Isolated flooding at BHP's Western Australia Iron Ore (WAIO) site and along sections of the rail line leading into Port Hedland has limited train transportation and other operations at the port, the miner said on Tuesday April 2.
“BHP port and rail operations in Port Hedland, Western Australia, are ramping up after being suspended due to Tropical Cyclone Veronica,” the company said, although operations are “not expected to return to full capacity until later this month."
The miner said it has been in contact with customers and intends to meet contractual commitments.
The WAIO site produced 66 million tonnes of iron ore on a full-capacity basis in the fourth quarter of 2018.
BHP is not the only miner to face supply disruptions.

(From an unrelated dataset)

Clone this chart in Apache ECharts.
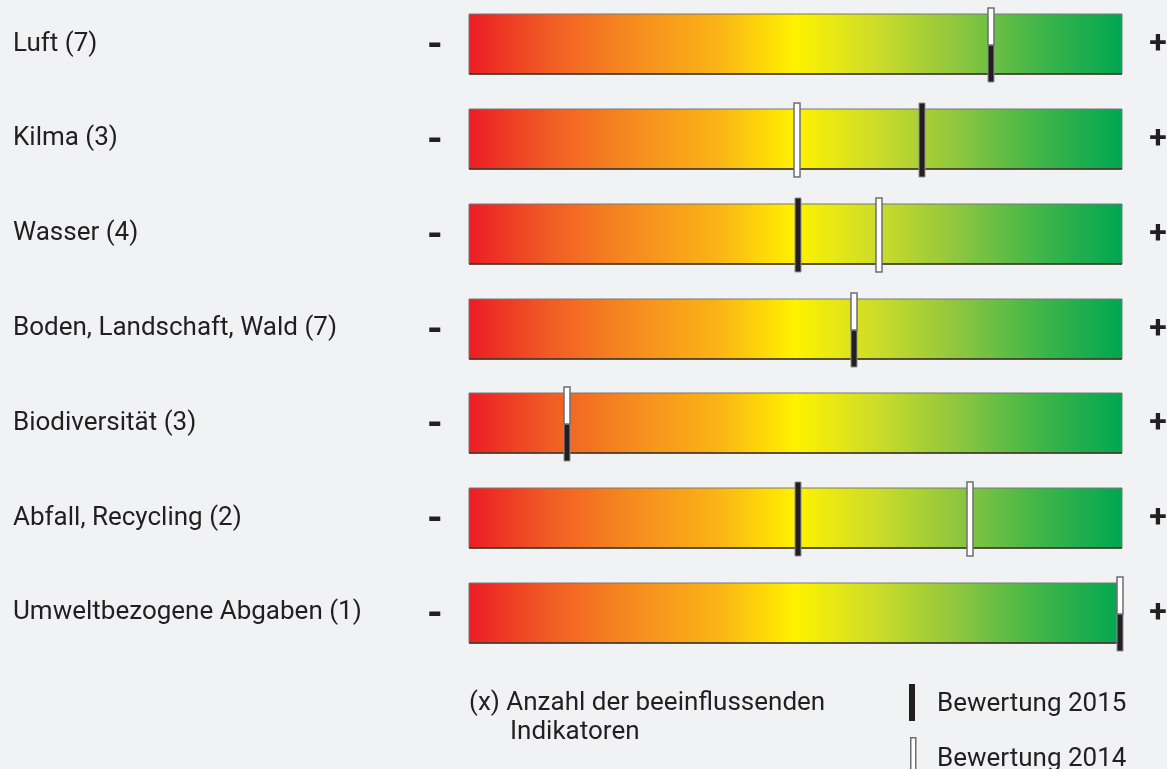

Australian miner Rio Tinto flagged a potential output loss of 14 million tonnes
on Monday April 1 due to disruptions caused by Cyclone Veronica.
And Brazilian miner Vale anticipates that up to 92.8 million tonnes of its production will be affected by various mining suspensions that followed a deadly breach at one of its tailings dams in January. Vale has said it is expecting to ship 307 million-332 million tonnes of iron ore this year, down 50 million-75 million tonnes from its earlier target
Iron ore futures on China’s Dalian Commodity Exchange surged during morning trading on Tuesday April 2 due to the supply disruptions. The most-traded May iron ore contract ended the morning trading session at 656.50 yuan per tonne, up 1.16% from its opening price of 649 yuan per tonne.
Seaborne iron ore prices were also up on Monday, with the Fastmarkets MB 62% Fe Iron Ore Index
gaining $1.88 per tonne to $88.69 per tonne cfr China.
The Fastmarkets MB 65% Fe Iron Ore Index
stood at $101 per tonne on Monday, up $1.70 per tonne from the previous day, while the Fastmarkets MB 58% Fe Iron Ore Premium Index
increased by $1.72 per tonne to $79.86 per tonne cfr China.